Problem description:
Take every line from the first down to the line with "1, 1, 1, 1, 1];" and set it down exactly, without the pictures.

################

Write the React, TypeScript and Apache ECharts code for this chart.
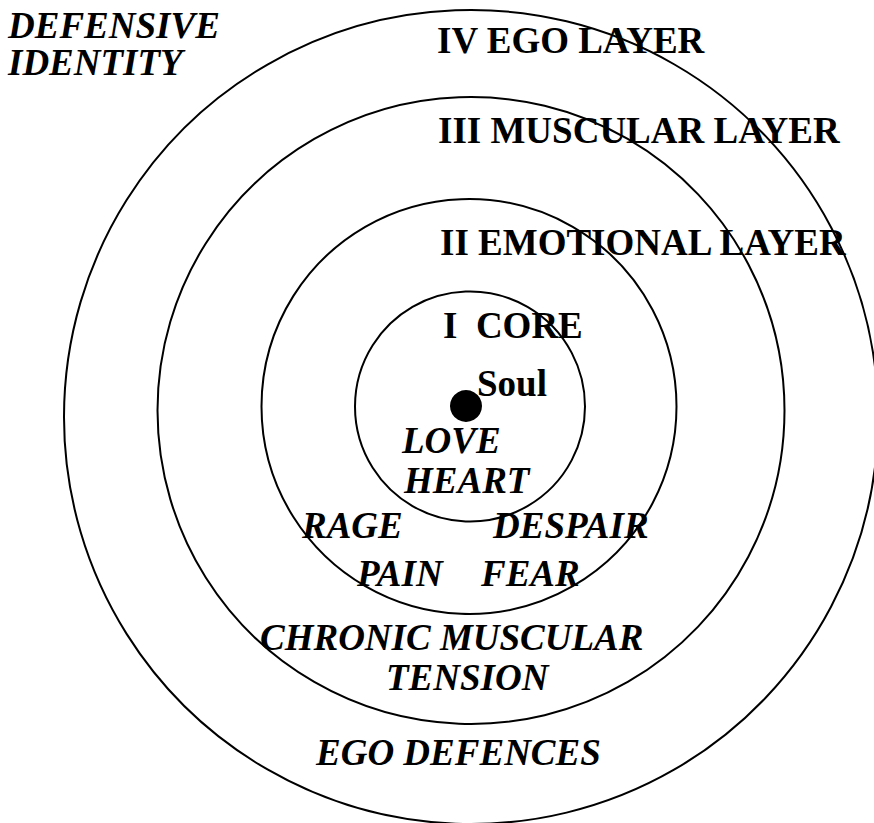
import React, { useEffect, useRef } from "react";
import * as echarts from "echarts";

// Concentric layers: [centerX, centerY, radius] in diagram units (pixels of the 874x823 canvas)
const layerNames = ["I CORE", "II EMOTIONAL LAYER", "III MUSCULAR LAYER", "IV EGO LAYER"];
const layerCircles: number[][] = [
  [470, 406.5, 115],
  [469, 406.5, 207.5],
  [471, 410.5, 313.5],
  [471, 417, 407],
];

// Soul dot at the centre
const soulPoint: number[] = [466, 406];

// Labels: text, left x, centre y, italic(1) / upright(0)
const labelTexts = [
  "DEFENSIVE", "IDENTITY",
  "IV EGO LAYER", "III MUSCULAR LAYER", "II EMOTIONAL LAYER", "I\u00a0\u00a0CORE", "Soul",
  "LOVE", "HEART", "RAGE", "DESPAIR", "PAIN", "FEAR",
  "CHRONIC MUSCULAR", "TENSION", "EGO DEFENCES",
];
const labelX = [8, 8, 437, 438, 440, 443, 477, 402, 404, 302, 493, 357, 481, 260, 386, 316];
const labelY = [25, 62, 40, 130, 242, 325, 383, 440, 480, 525, 525, 573, 573, 637, 677, 752];
const labelItalic = [1, 1, 0, 0, 0, 0, 0, 1, 1, 1, 1, 1, 1, 1, 1, 1];

export default function App() {
  const ref = useRef<HTMLDivElement>(null);
  useEffect(() => {
    if (!ref.current) return;
    const chart = echarts.init(ref.current, null, { renderer: "svg" });
    const labelData = labelTexts.map((t, i) => ({
      name: t,
      value: [labelX[i], labelY[i], labelItalic[i]],
    }));
    chart.setOption({
      animation: false,
      backgroundColor: "#ffffff",
      grid: { left: 0, right: 0, top: 0, bottom: 0 },
      xAxis: { type: "value", min: 0, max: 874, show: false },
      yAxis: { type: "value", min: 0, max: 823, inverse: true, show: false },
      series: [
        {
          type: "custom",
          name: "layers",
          coordinateSystem: "cartesian2d",
          data: layerCircles.map((c, i) => ({ name: layerNames[i], value: c })),
          renderItem: (params: any, api: any) => {
            const p = api.coord([api.value(0), api.value(1)]);
            const r = api.size([api.value(2), 0])[0];
            return {
              type: "circle",
              shape: { cx: p[0], cy: p[1], r },
              style: { fill: "none", stroke: "#000", lineWidth: 2 },
            };
          },
          silent: true,
        },
        {
          type: "scatter",
          name: "Soul",
          data: [soulPoint],
          symbol: "circle",
          symbolSize: 32,
          itemStyle: { color: "#000", opacity: 1 },
          silent: true,
          z: 3,
        },
        {
          type: "custom",
          name: "labels",
          coordinateSystem: "cartesian2d",
          data: labelData,
          renderItem: (params: any, api: any) => {
            const i = params.dataIndex;
            const p = api.coord([api.value(0), api.value(1)]);
            const italic = api.value(2) === 1;
            return {
              type: "text",
              x: p[0],
              y: p[1],
              style: {
                text: labelTexts[i],
                fill: "#000",
                font: `${italic ? "italic " : ""}bold 37px "Liberation Serif", "Times New Roman", serif`,
                textAlign: "left",
                textVerticalAlign: "middle",
              },
            };
          },
          silent: true,
          z: 4,
        },
      ],
    });
    return () => chart.dispose();
  }, []);
  return (
    <div
      ref={ref}
      style={{ position: "fixed", left: 0, top: 0, width: 874, height: 823 }}
    />
  );
}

################

Worked answer:
Write the React, TypeScript and Apache ECharts code for this chart.
import React, { useEffect, useRef } from "react";
import * as echarts from "echarts";

// Concentric layers: [centerX, centerY, radius] in diagram units (pixels of the 874x823 canvas)
const layerNames = ["I CORE", "II EMOTIONAL LAYER", "III MUSCULAR LAYER", "IV EGO LAYER"];
const layerCircles: number[][] = [
  [470, 406.5, 115],
  [469, 406.5, 207.5],
  [471, 410.5, 313.5],
  [471, 417, 407],
];

// Soul dot at the centre
const soulPoint: number[] = [466, 406];

// Labels: text, left x, centre y, italic(1) / upright(0)
const labelTexts = [
  "DEFENSIVE", "IDENTITY",
  "IV EGO LAYER", "III MUSCULAR LAYER", "II EMOTIONAL LAYER", "I\u00a0\u00a0CORE", "Soul",
  "LOVE", "HEART", "RAGE", "DESPAIR", "PAIN", "FEAR",
  "CHRONIC MUSCULAR", "TENSION", "EGO DEFENCES",
];
const labelX = [8, 8, 437, 438, 440, 443, 477, 402, 404, 302, 493, 357, 481, 260, 386, 316];
const labelY = [25, 62, 40, 130, 242, 325, 383, 440, 480, 525, 525, 573, 573, 637, 677, 752];
const labelItalic = [1, 1, 0, 0, 0, 0, 0, 1, 1, 1, 1, 1, 1, 1, 1, 1];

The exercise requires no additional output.